Al-Mas'udiyya (also known as Summayl), was a Palestinian Arab village in the Jaffa Subdistrict. It was depopulated during the 1947–1948 Civil War in Mandatory Palestine on December 25, 1947. It was located 5 km northeast of Jaffa, situated 1.5 km south of the al-'Awja River. The village used to be known as Summayl.

==History==

In 1799, it was noted as an unnamed village on the map that Pierre Jacotin compiled that year.

An Ottoman village list from about 1870 showed that Samwil had 23 houses and a population of 62, though the population count included men, only. It was noted as a Bedouin camp, 4,5 km north of Jaffa centre, and 1 km from the sea.

In 1882, the PEF's Survey of Western Palestine (SWP) described Summeil as an ordinary adobe village, which had a large well, and a cave.

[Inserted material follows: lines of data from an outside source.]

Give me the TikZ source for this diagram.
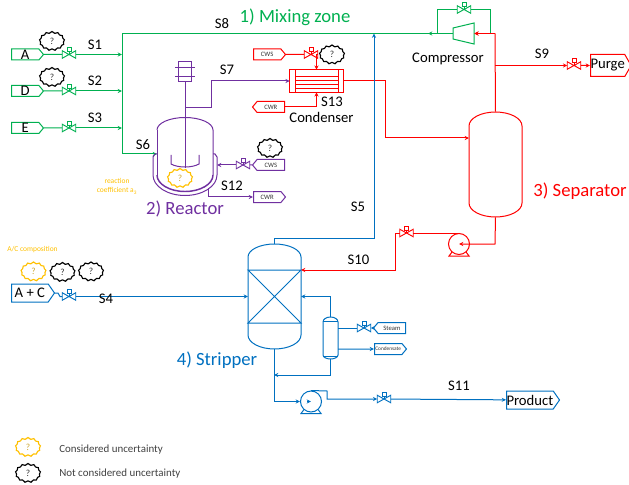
\documentclass[tikz,border=0pt]{standalone}
\usepackage{fontspec}
\setmainfont{Carlito}
\usetikzlibrary{shapes.symbols,arrows.meta,calc}
\def\px{.75pt}
\definecolor{cgreen}{HTML}{00B050}
\definecolor{cpurple}{HTML}{7030A0}
\definecolor{cred}{HTML}{FF0000}
\definecolor{cblue}{HTML}{0070C0}
\definecolor{cyel}{HTML}{FFC000}
\tikzset{
  lbl/.style={font=\fontsize{11pt}{12pt}\selectfont,text=black,inner sep=0pt},
  zone/.style={font=\fontsize{14pt}{15pt}\selectfont,inner sep=0pt},
  tiny label/.style={font=\fontsize{5.6pt}{6.8pt}\selectfont,text=cyel,inner sep=0pt,align=center},
  legendtxt/.style={font=\fontsize{8.2pt}{9pt}\selectfont,text=black!75,inner sep=0pt,anchor=west},
  puff/.style={cloud,cloud puffs=13,cloud puff arc=135,cloud ignores aspect,draw=#1,line width=.85pt,inner sep=0pt,
    minimum width=25*\px,minimum height=19*\px,font=\fontsize{7pt}{8pt}\selectfont,text=#1!60!gray},
  puff/.default=black,
  tag/.style={signal,signal from=nowhere,signal pointer angle=100,draw=#1,line width=.75pt,inner sep=0pt,
    minimum height=11*\px,minimum width=32*\px,text=black!80,font=\fontsize{5pt}{5.4pt}\selectfont},
  tagR/.style={tag=#1,signal to=east,anchor=west},
  tagL/.style={tag=#1,signal to=west,anchor=east},
  bigtag/.style={font=\fontsize{11pt}{12pt}\selectfont,text=black},
  flow/.style={line width=.75pt,-{Stealth[length=3.2pt,width=3pt]}},
  plain/.style={line width=.75pt},
  valve/.style={inner sep=0pt,minimum width=13*\px,minimum height=7*\px},
  vessel/.style={inner sep=0pt},
  pumpc/.style={circle,draw=#1,line width=.75pt,inner sep=0pt,minimum size=21*\px},
}
% name, x, y, colour
\newcommand{\valvesym}[4]{%
  \node[valve] (#1) at (#2,#3) {};
  \draw[#4,line width=.7pt] (#1.north west) -- (#1.south east) -- (#1.north east) -- (#1.south west) -- cycle;
  \draw[#4,line width=.7pt] (#1.center) -- ++(0,-3) ++(-2,0) rectangle ++(4,-4);
}
% name, x, y, colour
\newcommand{\pumpsym}[4]{%
  \node[pumpc=#4] (#1) at (#2,#3) {};
  \draw[#4,line width=.75pt] ($(#1.center)+(-7,8)$) -- ($(#1.center)+(-10,12)$) -- ($(#1.center)+(10,12)$) -- ($(#1.center)+(7,8)$);
}
\begin{document}
\begin{tikzpicture}[x=.75pt,y=-.75pt]
\useasboundingbox (0,0) rectangle (629,485);

% ---------- red section
\node[tagR=cred] (cwsr) at (253,54.5) {CWS};
\node[tagL=cred] (cwrr) at (285,107) {CWR};
\valvesym{vcws}{311}{54.5}{cred}
\node[vessel,minimum width=53*\px,minimum height=22*\px] (cond) at (316.5,81) {};
\draw[cred,line width=.75pt] (cond.north west) rectangle (cond.south east);
\draw[cred,line width=.75pt] (295,70) -- (295,92) (338,70) -- (338,92);
\draw[cred,line width=.5pt] (295,76) -- (338,76) (295,80) -- (338,80) (295,84) -- (338,84) (295,88) -- (338,88);
\draw[cred,plain] (cwsr) -- (vcws);
\draw[cred,flow] (vcws.east) -| (cond.north);
\draw[cred,flow] (cwrr.east) -| (cond.south);
\node[vessel,minimum width=53*\px,minimum height=105*\px] (sep) at (495.5,164.5) {};
\draw[cred,line width=.75pt] (469,126) arc[start angle=180,end angle=0,x radius=26.5*\px,y radius=14*\px] -- (522,203) arc[start angle=0,end angle=-180,x radius=26.5*\px,y radius=14*\px] -- cycle;
\coordinate (c1) at (385,81);
\coordinate (c2) at (469,138);
\draw[cred,flow] (cond.east) -- (c1) |- (c2);
\coordinate (top) at (495,33.5);
\coordinate (s9j) at (495,65.5);
\node[tagR=cred,bigtag,minimum height=22*\px,minimum width=39*\px,signal pointer angle=120] (purge) at (590,65.5) {Purge};
\valvesym{v9}{574}{65.5}{cred}
\draw[cred,plain] (sep.north) -- (top);
\draw[cred,flow] (s9j) -- (v9);
\draw[cred,flow] (v9) -- (purge);
\pumpsym{p1}{459}{244}{cred}
\coordinate (c3) at (495,244);
\draw[cred,flow] (sep.south) -- (c3) -- (p1.center);
\valvesym{v10}{406.5}{233}{cred}
\draw[cred,plain] (p1.north) -- (v10);

% ---------- green section
\node[tagR=cgreen,bigtag] (A) at (11,54.5) {A};
\node[tagR=cgreen,bigtag] (D) at (11,91) {D};
\node[tagR=cgreen,bigtag] (E) at (11,128) {E};
\valvesym{va}{69}{54.5}{cgreen}
\valvesym{vd}{69}{91}{cgreen}
\valvesym{ve}{69}{128}{cgreen}
\coordinate (j1) at (122,54.5);
\coordinate (j2) at (122,91);
\coordinate (j3) at (122,128);
\coordinate (s8c) at (122,33.5);
\coordinate (s6c) at (122,154);
\coordinate (s6e) at (157,154);
\draw[cgreen,plain] (A) -- (va);
\draw[cgreen,plain] (D) -- (vd);
\draw[cgreen,plain] (E) -- (ve);
\draw[cgreen,flow] (va) -- (j1);
\draw[cgreen,flow] (vd) -- (j2);
\draw[cgreen,flow] (ve) -- (j3);
\draw[cgreen,flow] (s8c) |- (s6e);
\node[vessel,minimum width=21*\px,minimum height=21*\px] (comp) at (463.5,33.5) {};
\draw[cgreen,line width=.75pt] (453,28) -- (474,23) -- (474,44) -- (453,39) -- cycle;
\coordinate (bp1) at (437,33.5);
\coordinate (bp2) at (490,33.5);
\valvesym{vb}{464}{9.5}{cgreen}
\draw[cgreen,plain] (comp.west) -- (s8c);
\draw[cgreen,flow] (comp.west) -- (428,33.5);
\draw[cgreen,plain] (bp1) |- (vb);
\draw[cgreen,plain] (vb) -| (bp2);
\draw[cred,flow] (bp2) -- (comp.east);
\draw[cred,flow] (top) -- (comp.east);

% ---------- purple section
\node[vessel,minimum width=12*\px,minimum height=19*\px] (motor) at (185,71.5) {};
\draw[cpurple,line width=.75pt] (motor.north west) rectangle (motor.south east);
\draw[cpurple,line width=.75pt] (175,68) -- (195,68) (175,77) -- (195,77);
\node[vessel,minimum width=56*\px,minimum height=75*\px] (reac) at (185,154.5) {};
\draw[cpurple,line width=.75pt] (157,130) arc[start angle=180,end angle=0,x radius=28*\px,y radius=12.5*\px] -- (213,175);
\draw[cpurple,line width=.75pt] (157,130) -- (157,175);
\draw[cpurple,line width=1.1pt] (157,175) arc[start angle=180,end angle=360,x radius=28*\px,y radius=16.5*\px];
\draw[cpurple,line width=.75pt] (157,154) -- (155,154) -- (153,157) -- (153,175) arc[start angle=180,end angle=360,x radius=32*\px,y radius=20.5*\px] -- (217,157) -- (215,154) -- (213,154);
\draw[cpurple,line width=.75pt] (171,155) -- (171,164) .. controls (178,168) and (192,168) .. (199,164) -- (199,155);
\coordinate (shaft) at (185,168);
\coordinate (s7c) at (185,108);
\coordinate (s7d) at (211,108);
\draw[cpurple,plain] (motor.south) -- (shaft);
\draw[cpurple,flow] (s7c) -- (s7d) |- (cond.west);
\node[tagL=cpurple] (cwsp) at (285,165) {CWS};
\valvesym{vcp}{243}{165}{cpurple}
\coordinate (jin) at (217,165);
\draw[cpurple,plain] (cwsp) -- (vcp);
\draw[cpurple,flow] (vcp) -- (jin);
\node[tagR=cpurple] (cwrp) at (253,197) {CWR};
\coordinate (jout) at (208,188);
\draw[cpurple,flow] (jout) |- (cwrp);

% ---------- stripper
\node[vessel,minimum width=53*\px,minimum height=105*\px] (strip) at (274.5,296.5) {};
\draw[cblue,line width=.75pt] (248,257) arc[start angle=180,end angle=0,x radius=26.5*\px,y radius=13*\px] -- (301,335) arc[start angle=0,end angle=-180,x radius=26.5*\px,y radius=14*\px] -- cycle;
\draw[cblue,line width=.75pt] (248,270) -- (301,270) -- (248,323) -- (301,323) -- cycle;
\coordinate (s5a) at (374,238);
\coordinate (s5b) at (374,33.5);
\draw[cblue,flow] (strip.north) |- (s5a) -- (s5b);
\coordinate (rj) at (301,270);
\draw[cred,flow] (v10) -| (395,270) -- (rj);
\node[tagR=cblue,bigtag,minimum width=43*\px,minimum height=18*\px,signal pointer angle=110] (ac) at (11,293) {A + C};
\valvesym{v4}{69}{296.5}{cblue}
\draw[cblue,plain] (ac.east) -- (58,293) -- (60,296.5) -- (v4);
\coordinate (feed) at (248,296.5);
\draw[cblue,flow] (v4) -- (feed);
\node[vessel,minimum width=15*\px,minimum height=42*\px] (reb) at (330.5,338) {};
\draw[cblue,line width=.75pt] (323,322) arc[start angle=180,end angle=0,x radius=7.5*\px,y radius=5*\px] -- (338,355) arc[start angle=0,end angle=-180,x radius=7.5*\px,y radius=4*\px] -- cycle;
\draw[cblue,line width=.75pt] (323,321) -- (338,321) (323,356) -- (338,356);
\coordinate (rt) at (301,296.5);
\coordinate (rb) at (274,375);
\draw[cblue,flow] (reb.north) |- (rt);
\draw[cblue,flow] (reb.south) |- (rb);
\node[tagL=cblue] (steam) at (406,328) {Steam};
\valvesym{vs}{364}{328}{cblue}
\draw[cblue,flow] (steam) -- (vs);
\draw[cblue,plain] (vs) -- (338,328);
\node[tagR=cblue,font=\fontsize{4pt}{4.4pt}\selectfont] (cond2) at (374,349) {Condensate};
\coordinate (rbo) at (338,349);
\draw[cblue,flow] (rbo) -- (cond2);
\pumpsym{p2}{311}{401.5}{cblue}
\draw[cblue,flow] (strip.south) |- (p2.west);
\draw[cblue,flow] (p2.center) ++(-4,0) -- (p2.center);
\valvesym{v11}{384}{399}{cblue}
\coordinate (d1) at (327,391);
\draw[cblue,flow] (p2.north) -- (d1) |- (v11);
\node[tagR=cblue,bigtag,minimum width=53*\px,minimum height=18*\px,signal pointer angle=110] (prod) at (506,400) {Product};
\draw[cblue,flow] (v11) -- (prod);

% ---------- uncertainty clouds
\node[puff] (q1) at (52,41) {?};
\node[puff] (q2) at (52,77) {?};
\node[puff] (q3) at (270,148) {?};
\node[puff] (q4) at (332,54.5) {?};
\node[puff=cyel] (q5) at (180,178) {?};
\node[puff=cyel] (q6) at (33.5,271.5) {?};
\node[puff] (q7) at (62.5,272) {?};
\node[puff] (q8) at (91,271.5) {?};
\node[puff=cyel] (q9) at (28,447) {?};
\node[puff] (q10) at (28,473) {?};

% ---------- labels
\node[lbl] (l1) at (95,44.5) {S1};
\node[lbl] (l2) at (95,81) {S2};
\node[lbl] (l3) at (95,117.5) {S3};
\node[lbl] (l4) at (106,299) {S4};
\node[lbl] (l5) at (358,207) {S5};
\node[lbl] (l6) at (143,145) {S6};
\node[lbl] (l7) at (227,70) {S7};
\node[lbl] (l8) at (222,23.5) {S8};
\node[lbl] (l9) at (542,54) {S9};
\node[lbl] (l10) at (358.5,260) {S10};
\node[lbl] (l11) at (459,386) {S11};
\node[lbl] (l12) at (232,186) {S12};
\node[lbl] (l13) at (332,102) {S13};
\node[lbl] (lcomp) at (448,59) {Compressor};
\node[lbl] (lcond) at (321.5,117) {Condenser};
\node[zone,text=cgreen] (z1) at (295,17) {1) Mixing zone};
\node[zone,text=cpurple] (z2) at (185,209) {2) Reactor};
\node[zone,text=cred] (z3) at (580,191) {3) Separator};
\node[zone,text=cblue] (z4) at (217,360) {4) Stripper};
\node[tiny label] (t1) at (117,186.5) {reaction\\coefficient a\textsubscript{3}};
\node[tiny label,anchor=west] (t2) at (7,249.5) {A/C composition};
\node[legendtxt] (t3) at (59,449.5) {Considered uncertainty};
\node[legendtxt] (t4) at (59,473.5) {Not considered uncertainty};
\end{tikzpicture}
\end{document}
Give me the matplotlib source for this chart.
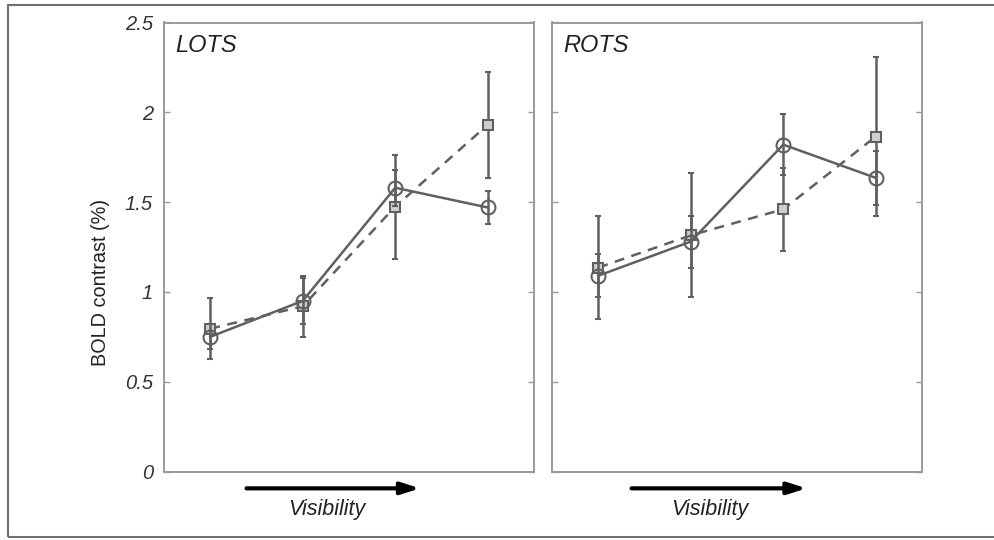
import numpy as np
import matplotlib
matplotlib.use("Agg")
import matplotlib.pyplot as plt
from matplotlib.patches import Rectangle

plt.rcParams["font.family"] = ["Liberation Sans", "DejaVu Sans"]

# ── data: BOLD contrast per visibility level ─────────────
levels = [1, 2, 3, 4]
regions = ["LOTS", "ROTS"]

lots_circle     = [0.75, 0.95, 1.58, 1.47]
lots_circle_err = [0.07, 0.13, 0.10, 0.09]
lots_square     = [0.795, 0.92, 1.475, 1.93]
lots_square_err = [0.17, 0.17, 0.29, 0.295]

rots_circle     = [1.09, 1.28, 1.82, 1.635]
rots_circle_err = [0.12, 0.145, 0.17, 0.15]
rots_square     = [1.135, 1.315, 1.46, 1.865]
rots_square_err = [0.285, 0.345, 0.23, 0.445]

yticks = [0, 0.5, 1, 1.5, 2, 2.5]
ytick_labels = ["0", "0.5", "1", "1.5", "2", "2.5"]

LINE = "#606060"
SPINE = "#9a9a9a"

fig = plt.figure(figsize=(9.95, 5.4), dpi=100)
ax_l = fig.add_axes([164/995, 68.5/540, 370/995, 449/540])
ax_r = fig.add_axes([552/995, 68.5/540, 370/995, 449/540])

panels = [
    (ax_l, "LOTS", lots_circle, lots_circle_err, lots_square, lots_square_err),
    (ax_r, "ROTS", rots_circle, rots_circle_err, rots_square, rots_square_err),
]

for ax, name, c_val, c_err, s_val, s_err in panels:
    # dashed / square series
    ax.errorbar(levels, s_val, yerr=s_err, color=LINE, lw=1.8, ls=(0, (4, 3)),
                elinewidth=1.8, capsize=2.5, capthick=1.8,
                marker="s", ms=7.5, mfc="#d0d0d0", mec=LINE, mew=1.5, zorder=3)
    # solid / circle series
    ax.errorbar(levels, c_val, yerr=c_err, color=LINE, lw=1.8, ls="-",
                elinewidth=1.8, capsize=2.5, capthick=1.8,
                marker="o", ms=10, mfc="none", mec=LINE, mew=1.5, zorder=4)

    ax.set_xlim(0.5, 4.5)
    ax.set_ylim(0, 2.5)
    ax.set_xticks([])
    ax.set_yticks(yticks)
    ax.tick_params(axis="y", direction="in", length=4, width=1, color=SPINE,
                   left=True, right=True, labelsize=14.5, labelcolor="#333333", pad=8)
    for sp in ax.spines.values():
        sp.set_color(SPINE)
        sp.set_linewidth(1.4)

    ax.text(0.03, 0.975, name, transform=ax.transAxes, fontsize=17,
            style="italic", ha="left", va="top", color="#222222")

ax_l.set_yticklabels(ytick_labels, style="italic")
ax_r.set_yticklabels([])

# visibility arrows under each panel
arrow_spans = [(ax_l, 0.223, 0.692, 0.44), (ax_r, 0.215, 0.688, 0.427)]
for ax, x0, x1, xt in arrow_spans:
    ax.annotate("", xy=(x1, -0.0375), xytext=(x0, -0.0375),
                xycoords="axes fraction", textcoords="axes fraction",
                arrowprops=dict(arrowstyle="-|>,head_length=1.1,head_width=0.35",
                                color="black", lw=3, shrinkA=0, shrinkB=0),
                annotation_clip=False)
    ax.text(xt, -0.084, "Visibility", transform=ax.transAxes, fontsize=15.5,
            style="italic", ha="center", va="center", color="#222222")

fig.text(100/995, 1 - 282/540, "BOLD contrast (%)", rotation=90,
         fontsize=14.3, ha="center", va="center", color="#222222")

# outer frame (right edge runs off the canvas)
fig.add_artist(Rectangle((8/995, 3/540), 1.05, 532/540, transform=fig.transFigure,
                         fill=False, ec="#707070", lw=1.5))

plt.savefig("out.png", dpi=100)
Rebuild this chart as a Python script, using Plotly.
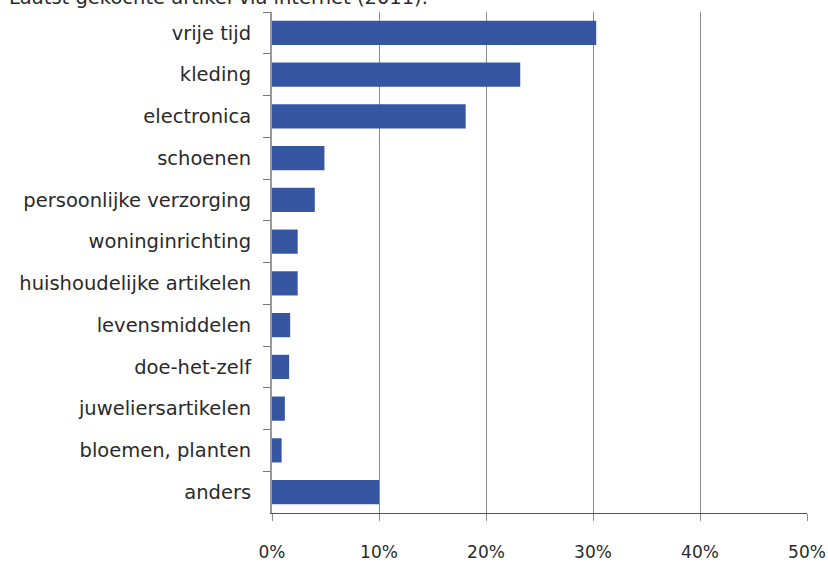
import plotly.graph_objects as go

# Laatst gekochte artikel via internet (2011), aandeel in %
categories = [
    "vrije tijd", "kleding", "electronica", "schoenen",
    "persoonlijke verzorging", "woninginrichting", "huishoudelijke artikelen",
    "levensmiddelen", "doe-het-zelf", "juweliersartikelen",
    "bloemen, planten", "anders",
]
shares = [30.3, 23.2, 18.1, 4.9, 4.0, 2.4, 2.4, 1.7, 1.6, 1.2, 0.9, 10.0]
x_ticks = [0, 10, 20, 30, 40, 50]
x_tick_labels = ["0%", "10%", "20%", "30%", "40%", "50%"]
title_text = "Laatst gekochte artikel via internet (2011)."

FONT = "DejaVu Sans, Verdana, sans-serif"
TEXT_COLOR = "#2a2a2a"

fig = go.Figure(
    go.Bar(
        x=shares,
        y=categories,
        orientation="h",
        marker=dict(color="#3656a2", line=dict(width=0)),
        width=0.58,
    )
)

fig.update_layout(
    width=828,
    height=563,
    margin=dict(l=272, r=21, t=12, b=50),
    paper_bgcolor="white",
    plot_bgcolor="white",
    showlegend=False,
    font=dict(family=FONT, size=19.5, color=TEXT_COLOR),
    annotations=[
        dict(
            text=title_text,
            xref="paper", yref="paper",
            x=0, y=1,
            xshift=-265,
            yshift=1,
            xanchor="left", yanchor="bottom",
            showarrow=False,
            font=dict(family=FONT, size=19.5, color=TEXT_COLOR),
        )
    ],
)

fig.update_xaxes(
    range=[0, 50],
    tickvals=x_ticks,
    ticktext=x_tick_labels,
    showgrid=True,
    gridcolor="#8c8c8c",
    gridwidth=1,
    showline=True,
    linecolor="#555555",
    linewidth=1,
    ticks="outside",
    ticklen=7,
    tickcolor="#8c8c8c",
    ticklabelstandoff=17,
    automargin=False,
    zeroline=False,
    tickfont=dict(size=17, color=TEXT_COLOR),
)

fig.update_yaxes(
    categoryorder="array",
    categoryarray=categories,
    autorange="reversed",
    tickson="boundaries",
    ticks="outside",
    ticklen=7,
    tickcolor="#777777",
    showline=True,
    linecolor="#999999",
    linewidth=2,
    showgrid=False,
    ticklabelstandoff=15,
    automargin=False,
    tickfont=dict(size=19.5, color=TEXT_COLOR),
)

fig.write_html("out.html")
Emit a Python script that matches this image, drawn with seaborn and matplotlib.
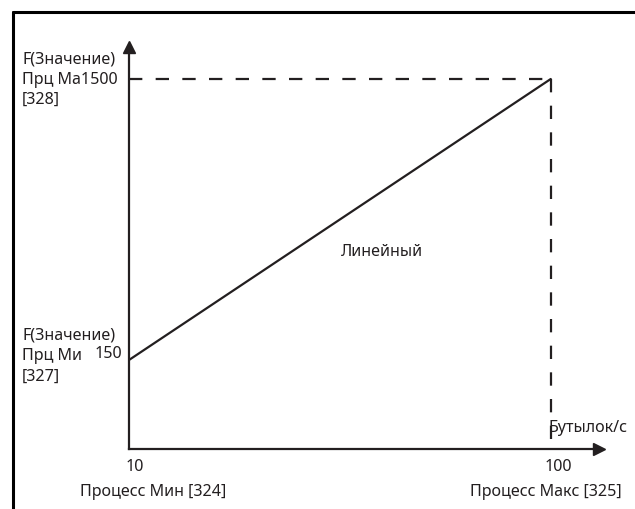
import matplotlib
matplotlib.use("Agg")
import matplotlib.pyplot as plt
import seaborn as sns
import pandas as pd
from matplotlib.lines import Line2D

# данные графика
x_vals = [10, 100]
y_vals = [150, 1500]
x_min, x_max = 10, 100
y_min, y_max = 150, 1500

W, H = 635, 509

sns.set_style("white")
plt.rcParams['font.family'] = ['Noto Sans', 'DejaVu Sans']


def fx(px):
    return px / W


def fy(py):
    return 1 - py / H


fig = plt.figure(figsize=(W / 100, H / 100), dpi=100)
ax = fig.add_axes([fx(129), fy(449), fx(599) - fx(129), fy(47) - fy(449)])

df = pd.DataFrame({'x': x_vals, 'y': y_vals})
sns.lineplot(data=df, x='x', y='y', ax=ax, color='#231f20', linewidth=1.6)

# пунктир до максимума
ax.plot([x_min, x_max], [y_max, y_max], color='#231f20', lw=1.6, ls=(0, (6, 6)))
ax.plot([x_max, x_max], [y_max, -230], color='#231f20', lw=1.6, ls=(0, (6, 6)))

ax.set_xlim(10, 110.3)
ax.set_ylim(-277.6, 1653.7)

for s in ['top', 'right']:
    ax.spines[s].set_visible(False)
for s in ['left', 'bottom']:
    ax.spines[s].set_color('#231f20')
    ax.spines[s].set_linewidth(1.6)
ax.plot(1, 0, '>', color='#231f20', ms=8, transform=ax.transAxes, clip_on=False)
ax.plot(0, 1, '^', color='#231f20', ms=8, transform=ax.transAxes, clip_on=False)
ax.set_xticks([])
ax.set_yticks([])
ax.set_xlabel('')
ax.set_ylabel('')

fs = 11.6
tc = '#231f20'
fig.text(fx(22), fy(60), 'F(Значение)', fontsize=fs, color=tc, va='center')
fig.text(fx(22), fy(80), 'Прц Ма' + str(y_max), fontsize=fs, color=tc, va='center')
fig.text(fx(22), fy(100), '[328]', fontsize=fs, color=tc, va='center')

fig.text(fx(22), fy(335), 'F(Значение)', fontsize=fs, color=tc, va='center')
fig.text(fx(22), fy(356), 'Прц Ми', fontsize=fs, color=tc, va='center')
fig.text(fx(122), fy(354), str(y_min), fontsize=fs, color=tc, va='center', ha='right')
fig.text(fx(22), fy(377), '[327]', fontsize=fs, color=tc, va='center')

fig.text(fx(135), fy(467), str(x_min), fontsize=fs, color=tc, va='center', ha='center')
fig.text(fx(153), fy(492), 'Процесс Мин [324]', fontsize=fs, color=tc, va='center', ha='center')
fig.text(fx(558), fy(467), str(x_max), fontsize=fs, color=tc, va='center', ha='center')
fig.text(fx(546), fy(492), 'Процесс Макс [325]', fontsize=fs, color=tc, va='center', ha='center')
fig.text(fx(382), fy(252), 'Линейный', fontsize=fs, color=tc, va='center', ha='center')
fig.text(fx(548), fy(428), 'Бутылок/с', fontsize=fs, color=tc, va='center', ha='left')

# рамка
fig.add_artist(Line2D([fx(13), fx(13)], [fy(12), 0], color='black', lw=2.2))
fig.add_artist(Line2D([fx(13), 1], [fy(12), fy(12)], color='black', lw=2.2))

fig.savefig('out.png', dpi=100)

Excavations revealed traces of Late Ottoman infant jar-burials, commonly associated with nomads or itinerant workers of Egyptian origins.

===British Mandate era===
In the 1922 census of Palestine, conducted by the British Mandate authorities, Mas'udiyeh had a population of 443; 437 Muslims and 6 Christians, (where the Christians all belonged to the Templar community), increasing in the 1931 census to 658; 654 Muslim and 4 Christians, in a total of 127 houses.

On 20 December 1942, Al-Mas'udiyya was annexed into Tel Aviv as part of a municipal border expansion.

In the 1945 statistics, the village had a population of 850; 830 Muslims and 20 Christians.

Al-Mas'udiyya had an elementary school founded in 1931, and in 1945 it had 31 students.

===1948, aftermath===
In 1992, the village site was described: "The area is part of Tel Aviv. All that remains of the village is one deserted house that belonged to Muhammad Baydas. Cactuses, castor-oil (ricinus) plants, and palm and cypress trees further mark the site. Nearby is the al-Mas'udiyya (or Summayl) bridge – an arched, steel structure."